### BRIEF
Print nothing but the lines from the start of the listing below through the line that contains "plt.rcParams['font.family'] = ['Liberation". Do not include the pictures.

### SUPPLIED MATERIAL
-----

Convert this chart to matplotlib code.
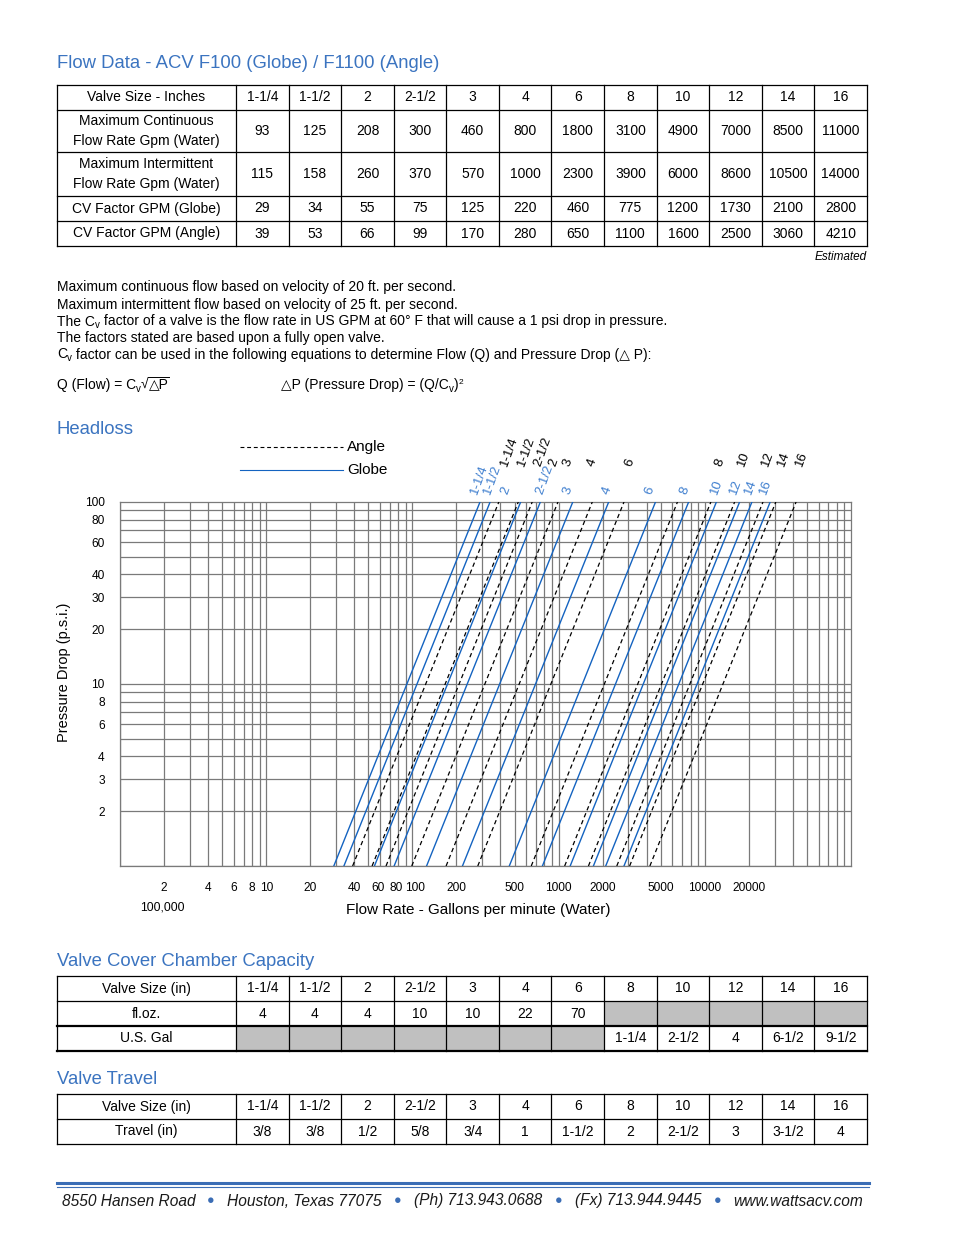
#----Modules----#
import numpy as np
import matplotlib
matplotlib.use('Agg')
import matplotlib.pyplot as plt
import matplotlib.transforms as mtransforms
from matplotlib.lines import Line2D
from matplotlib.patches import Rectangle

plt.rcParams['font.family'] = ['Liberation Sans', 'DejaVu Sans']

#----Data----#
sizes = ["1-1/4", "1-1/2", "2", "2-1/2", "3", "4", "6", "8", "10", "12", "14", "16"]
max_continuous = [93, 125, 208, 300, 460, 800, 1800, 3100, 4900, 7000, 8500, 11000]
max_intermittent = [115, 158, 260, 370, 570, 1000, 2300, 3900, 6000, 8600, 10500, 14000]
cv_globe = [29, 34, 55, 75, 125, 220, 460, 775, 1200, 1730, 2100, 2800]
cv_angle = [39, 53, 66, 99, 170, 280, 650, 1100, 1600, 2500, 3060, 4210]
cover_floz = ["4", "4", "4", "10", "10", "22", "70", "", "", "", "", ""]
cover_gal = ["", "", "", "", "", "", "", "1-1/4", "2-1/2", "4", "6-1/2", "9-1/2"]
travel = ["3/8", "3/8", "1/2", "5/8", "3/4", "1", "1-1/2", "2", "2-1/2", "3", "3-1/2", "4"]

pressure_ticks = [2, 3, 4, 6, 8, 10, 20, 30, 40, 60, 80, 100]
flow_ticks = [2, 4, 6, 8, 10, 20, 40, 60, 80, 100, 200, 500, 1000, 2000, 5000, 10000, 20000]

notes = ["Maximum continuous flow based on velocity of 20 ft. per second.",
         "Maximum intermittent flow based on velocity of 25 ft. per second."]

#----Style----#
TITLE_BLUE = '#3b74c0'
LINE_BLUE = '#1463c0'
LABEL_BLUE = '#3f7fcf'
GRID = '#7a7a7a'
W, H = 954, 1235

fig = plt.figure(figsize=(W / 100, H / 100), dpi=100)
renderer = fig.canvas.get_renderer()


def fx(x):
    return x / W


def fy(y):
    return 1 - y / H


def text(x, y, s, **kw):
    return fig.text(fx(x), fy(y), s, **kw)


def line(x0, x1, y0, y1, **kw):
    kw.setdefault('color', 'black')
    kw.setdefault('lw', 0.8)
    fig.add_artist(Line2D([fx(x0), fx(x1)], [fy(y0), fy(y1)], **kw))


def run(x, y, pieces, size=10, **kw):
    # pieces of text placed one after another on a baseline: (text, dy, scale)
    for s, dy, sc in pieces:
        t = text(x, y + dy, s, fontsize=size * sc, va='baseline', **kw)
        x += t.get_window_extent(renderer).width
    return x


col_edges = [57, 236] + list(np.linspace(236, 867, 13)[1:])


def draw_table(rows_y, cells, shaded=(), thick_rows=()):
    for r, c in shaded:
        x0, x1 = col_edges[c], col_edges[c + 1]
        fig.add_artist(Rectangle((fx(x0), fy(rows_y[r + 1])), fx(x1) - fx(x0),
                                 fy(rows_y[r]) - fy(rows_y[r + 1]),
                                 facecolor='#c0c0c0', edgecolor='none'))
    for i, y in enumerate(rows_y):
        line(col_edges[0], col_edges[-1], y, y, lw=1.6 if i in thick_rows else 0.9)
    for x in col_edges:
        line(x, x, rows_y[0], rows_y[-1], lw=0.9)
    for r, row in enumerate(cells):
        yc = (rows_y[r] + rows_y[r + 1]) / 2
        for c, s in enumerate(row):
            xc = (col_edges[c] + col_edges[c + 1]) / 2
            text(xc, yc, s, ha='center', va='center', fontsize=10, linespacing=1.55)


#----Flow data table----#
text(57, 63, "Flow Data - ACV F100 (Globe) / F1100 (Angle)", fontsize=13.3,
     color=TITLE_BLUE, va='center')
flow_cells = [
    ["Valve Size - Inches"] + sizes,
    ["Maximum Continuous\nFlow Rate Gpm (Water)"] + [str(v) for v in max_continuous],
    ["Maximum Intermittent\nFlow Rate Gpm (Water)"] + [str(v) for v in max_intermittent],
    ["CV Factor GPM (Globe)"] + [str(v) for v in cv_globe],
    ["CV Factor GPM (Angle)"] + [str(v) for v in cv_angle],
]
draw_table([84.5, 109.5, 152, 196, 221, 246], flow_cells)
text(867, 257, "Estimated", ha='right', va='center', fontsize=8.5, style='italic')

#----Notes----#
for i, s in enumerate(notes):
    text(57, 291.5 + i * 17, s, fontsize=10, va='baseline')
run(57, 325.5, [("The C", 0, 1), ("v", 3, 0.7),
                (" factor of a valve is the flow rate in US GPM at 60° F that will cause a 1 psi drop in pressure.", 0, 1)])
text(57, 342, "The factors stated are based upon a fully open valve.", fontsize=10, va='baseline')
run(57, 358.5, [("C", 0, 1), ("v", 3, 0.7),
                (" factor can be used in the following equations to determine Flow (Q) and Pressure Drop (△ P):", 0, 1)])
xe = run(57, 388.5, [("Q (Flow) = C", 0, 1), ("v", 3, 0.7), ("√", 0, 1)])
xe2 = run(xe, 388.5, [("△P", 0, 1)])
line(xe - 1, xe2 + 1, 377, 377, lw=0.7)
run(281, 388.5, [("△P (Pressure Drop) = (Q/C", 0, 1), ("v", 3, 0.7), (")", 0, 1), ("2", -5, 0.6)])

#----Headloss chart----#
text(57, 430, "Headloss", fontsize=13.3, color=TITLE_BLUE, va='center')

ax = fig.add_axes([fx(120), fy(866), fx(851) - fx(120), fy(502) - fy(866)])
ax.set_xscale('log')
ax.set_yscale('log')
ax.set_xlim(1, 100000)
ax.set_ylim(1, 100)

for k in range(5):
    for m in range(1, 10):
        ax.axvline(m * 10 ** k, color=GRID, lw=0.9, zorder=0)
for k in range(2):
    for m in range(1, 10):
        ax.axhline(m * 10 ** k, color=GRID, lw=0.9, zorder=0)

dp = np.array([1.0, 100.0])
for cv in cv_globe:
    ax.plot(cv * np.sqrt(dp), dp, color=LINE_BLUE, lw=1.0, zorder=3)
for cv in cv_angle:
    ax.plot(cv * np.sqrt(dp), dp, color='black', lw=0.9, ls=(0, (3.5, 2.5)), zorder=3)

ax.set_xticks(flow_ticks, labels=[str(v) for v in flow_ticks])
ax.set_yticks(pressure_ticks, labels=[str(v) for v in pressure_ticks])
ax.xaxis.set_minor_locator(plt.NullLocator())
ax.yaxis.set_minor_locator(plt.NullLocator())
ax.tick_params(axis='x', length=0, pad=11.5, labelsize=8.6)
ax.tick_params(axis='y', length=0, pad=11, labelsize=8.6)
for sp in ax.spines.values():
    sp.set_color(GRID)
    sp.set_linewidth(0.9)

# small nudges so 60 / 80 / 100 don't run together
nudge = {60: -2, 80: -2, 100: 3}
for lab, v in zip(ax.get_xticklabels(), flow_ticks):
    if v in nudge:
        off = mtransforms.ScaledTranslation(nudge[v] / 100, 0, fig.dpi_scale_trans)
        lab.set_transform(lab.get_transform() + off)

text(162, 907, "100,000", ha='center', va='center', fontsize=8.8)
text(478, 910, "Flow Rate - Gallons per minute (Water)", ha='center', va='center', fontsize=11)
text(64, 672, "Pressure Drop (p.s.i.)", ha='center', va='center', fontsize=10.5, rotation=90)

# legend
line(240, 343, 447, 447, lw=0.8, ls=(0, (3.5, 2.5)))
text(347, 447, "Angle", va='center', fontsize=11)
line(240, 343, 470, 470, lw=0.8, color=LINE_BLUE)
text(347, 470, "Globe", va='center', fontsize=11)

# size labels over the line ends
angle_label_x = [507, 524, 555, 540, 569, 594, 631, 721, 744, 768, 784, 802]
globe_label_x = [477, 490, 507, 542, 569, 609, 651, 686, 717, 736, 751, 766]
for s, x in zip(sizes, angle_label_x):
    text(x, 467, s, rotation=70, rotation_mode='anchor', ha='left', va='baseline',
         fontsize=9.5, color='black')
for s, x in zip(sizes, globe_label_x):
    text(x, 495, s, rotation=70, rotation_mode='anchor', ha='left', va='baseline',
         fontsize=9.5, color=LABEL_BLUE)

#----Valve cover chamber capacity----#
text(57, 962, "Valve Cover Chamber Capacity", fontsize=13.3, color=TITLE_BLUE, va='center')
cover_cells = [["Valve Size (in)"] + sizes, ["fl.oz."] + cover_floz, ["U.S. Gal"] + cover_gal]
shaded = [(1, c + 1) for c, v in enumerate(cover_floz) if v == ""] + \
         [(2, c + 1) for c, v in enumerate(cover_gal) if v == ""]
draw_table([976, 1001, 1026, 1051], cover_cells, shaded=shaded, thick_rows=(2, 3))

#----Valve travel----#
text(57, 1080, "Valve Travel", fontsize=13.3, color=TITLE_BLUE, va='center')
travel_cells = [["Valve Size (in)"] + sizes, ["Travel (in)"] + travel]
draw_table([1094, 1119, 1144], travel_cells)

#----Footer----#
line(57, 869, 1183, 1183, lw=2.2, color='#3b6db5')
line(57, 869, 1187, 1187, lw=0.8, color='#3b6db5')
footer = [(62, "8550 Hansen Road"), (227, "Houston, Texas 77075"),
          (414, "(Ph) 713.943.0688"), (575, "(Fx) 713.944.9445"), (733, "www.wattsacv.com")]
for x, s in footer:
    text(x, 1201, s, va='center', fontsize=11.2, style='italic', color='#1a1a1a')
for x in [211, 398, 559, 718]:
    text(x, 1201, "●", va='center', ha='center', fontsize=9, color='#3b6db5')

fig.savefig('out.png', dpi=100)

-----

### RESPONSE TO THE EXERCISE
Convert this chart to matplotlib code.
#----Modules----#
import numpy as np
import matplotlib
matplotlib.use('Agg')
import matplotlib.pyplot as plt
import matplotlib.transforms as mtransforms
from matplotlib.lines import Line2D
from matplotlib.patches import Rectangle

plt.rcParams['font.family'] = ['Liberation Sans', 'DejaVu Sans']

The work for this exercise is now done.